> [STATED GOAL] Repeat the data word for word. Do not include the pictures.

*** RECORDED INFORMATION

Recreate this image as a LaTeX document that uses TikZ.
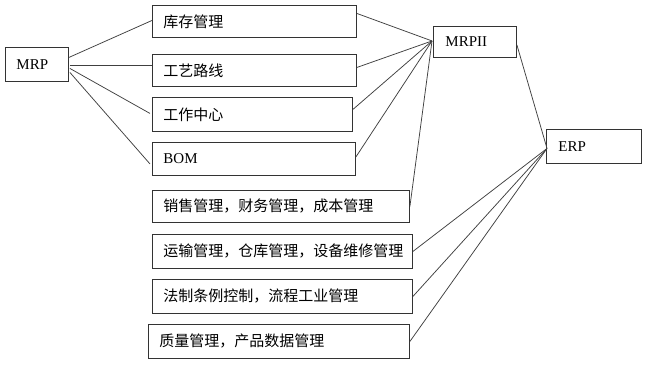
\documentclass[tikz,border=0pt]{standalone}
\usepackage{fontspec}
\setmainfont{Liberation Serif}
\newfontfamily\cjk{Noto Sans CJK SC}
\usetikzlibrary{calc}
\begin{document}
\begin{tikzpicture}[x=1pt,y=-1pt,
  box/.style={draw=black!80,line width=0.9pt,anchor=north west,inner xsep=11pt,inner ysep=0pt,align=left,font=\cjk\fontsize{15}{17}\selectfont},
  ebox/.style={box,font=\fontsize{15}{17}\selectfont},
  con/.style={draw=black!75,line width=0.75pt}]
\useasboundingbox[fill=white] (0,0) rectangle (647,364);
\node[ebox,text width=41pt,minimum height=34pt] (mrp) at (5,47) {MRP};
\node[box,text width=182pt,minimum height=32pt] (kc) at (152,5) {库存管理};
\node[box,text width=182pt,minimum height=32pt] (gy) at (152,54) {工艺路线};
\node[box,text width=178pt,minimum height=34pt] (gz) at (152,97) {工作中心};
\node[ebox,text width=181pt,minimum height=33pt] (bom) at (152,142) {BOM};
\node[box,text width=235pt,minimum height=32pt] (xs) at (152,190) {销售管理，财务管理，成本管理};
\node[box,text width=238pt,minimum height=34pt] (ys) at (152,234) {运输管理，仓库管理，设备维修管理};
\node[box,text width=238pt,minimum height=34pt] (fz) at (152,279) {法制条例控制，流程工业管理};
\node[box,text width=239pt,minimum height=34pt] (zl) at (148,324) {质量管理，产品数据管理};
\node[ebox,text width=59pt,minimum height=31pt,inner xsep=12pt] (mrpii) at (433,26) {MRPII};
\node[ebox,text width=71pt,minimum height=34pt,inner xsep=12pt] (erp) at (546,129) {ERP};
% MRP to modules
\draw[con] ($(mrp.east)+(0,-7)$) -- ($(kc.west)+(0,-1)$);
\draw[con] ($(mrp.east)+(1,1)$) -- ($(gy.west)+(0,-5)$);
\draw[con] ($(mrp.east)+(1,4)$) -- ($(gz.west)+(-2,-1)$);
\draw[con] ($(mrp.east)+(1,8)$) -- ($(bom.west)+(-2,5)$);
% modules to MRPII
\draw[con] ($(kc.east)+(0,-8)$) -- ($(mrpii.west)+(-1,-1)$);
\draw[con] ($(gy.east)+(0,-3)$) -- ($(mrpii.west)+(-1,-1)$);
\draw[con] ($(gz.east)+(0,-5)$) -- ($(mrpii.west)+(-1,-1)$);
\draw[con] ($(bom.east)+(0,-2)$) -- ($(mrpii.west)+(-1,-1)$);
\draw[con] ($(xs.east)+(0,0)$) -- ($(mrpii.west)+(-1,-1)$);
% MRPII to ERP
\draw[con] ($(mrpii.east)+(0,3)$) -- ($(erp.west)+(1,2)$);
% modules to ERP
\draw[con] (ys.east) -- ($(erp.west)+(1,2)$);
\draw[con] (fz.east) -- ($(erp.west)+(1,2)$);
\draw[con] (zl.east) -- ($(erp.west)+(1,2)$);
\end{tikzpicture}
\end{document}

******

> [COMPLETED EXERCISE]
Recreate this image as a LaTeX document that uses TikZ.
\documentclass[tikz,border=0pt]{standalone}
\usepackage{fontspec}
\setmainfont{Liberation Serif}
\newfontfamily\cjk{Noto Sans CJK SC}
\usetikzlibrary{calc}
\begin{document}
\begin{tikzpicture}[x=1pt,y=-1pt,
  box/.style={draw=black!80,line width=0.9pt,anchor=north west,inner xsep=11pt,inner ysep=0pt,align=left,font=\cjk\fontsize{15}{17}\selectfont},
  ebox/.style={box,font=\fontsize{15}{17}\selectfont},
  con/.style={draw=black!75,line width=0.75pt}]
\useasboundingbox[fill=white] (0,0) rectangle (647,364);
\node[ebox,text width=41pt,minimum height=34pt] (mrp) at (5,47) {MRP};
\node[box,text width=182pt,minimum height=32pt] (kc) at (152,5) {库存管理};
\node[box,text width=182pt,minimum height=32pt] (gy) at (152,54) {工艺路线};
\node[box,text width=178pt,minimum height=34pt] (gz) at (152,97) {工作中心};
\node[ebox,text width=181pt,minimum height=33pt] (bom) at (152,142) {BOM};
\node[box,text width=235pt,minimum height=32pt] (xs) at (152,190) {销售管理，财务管理，成本管理};
\node[box,text width=238pt,minimum height=34pt] (ys) at (152,234) {运输管理，仓库管理，设备维修管理};
\node[box,text width=238pt,minimum height=34pt] (fz) at (152,279) {法制条例控制，流程工业管理};
\node[box,text width=239pt,minimum height=34pt] (zl) at (148,324) {质量管理，产品数据管理};
\node[ebox,text width=59pt,minimum height=31pt,inner xsep=12pt] (mrpii) at (433,26) {MRPII};
\node[ebox,text width=71pt,minimum height=34pt,inner xsep=12pt] (erp) at (546,129) {ERP};
% MRP to modules
\draw[con] ($(mrp.east)+(0,-7)$) -- ($(kc.west)+(0,-1)$);
\draw[con] ($(mrp.east)+(1,1)$) -- ($(gy.west)+(0,-5)$);
\draw[con] ($(mrp.east)+(1,4)$) -- ($(gz.west)+(-2,-1)$);
\draw[con] ($(mrp.east)+(1,8)$) -- ($(bom.west)+(-2,5)$);
% modules to MRPII
\draw[con] ($(kc.east)+(0,-8)$) -- ($(mrpii.west)+(-1,-1)$);
\draw[con] ($(gy.east)+(0,-3)$) -- ($(mrpii.west)+(-1,-1)$);
\draw[con] ($(gz.east)+(0,-5)$) -- ($(mrpii.west)+(-1,-1)$);
\draw[con] ($(bom.east)+(0,-2)$) -- ($(mrpii.west)+(-1,-1)$);
\draw[con] ($(xs.east)+(0,0)$) -- ($(mrpii.west)+(-1,-1)$);
% MRPII to ERP
\draw[con] ($(mrpii.east)+(0,3)$) -- ($(erp.west)+(1,2)$);
% modules to ERP
\draw[con] (ys.east) -- ($(erp.west)+(1,2)$);
\draw[con] (fz.east) -- ($(erp.west)+(1,2)$);
\draw[con] (zl.east) -- ($(erp.west)+(1,2)$);
\end{tikzpicture}
\end{document}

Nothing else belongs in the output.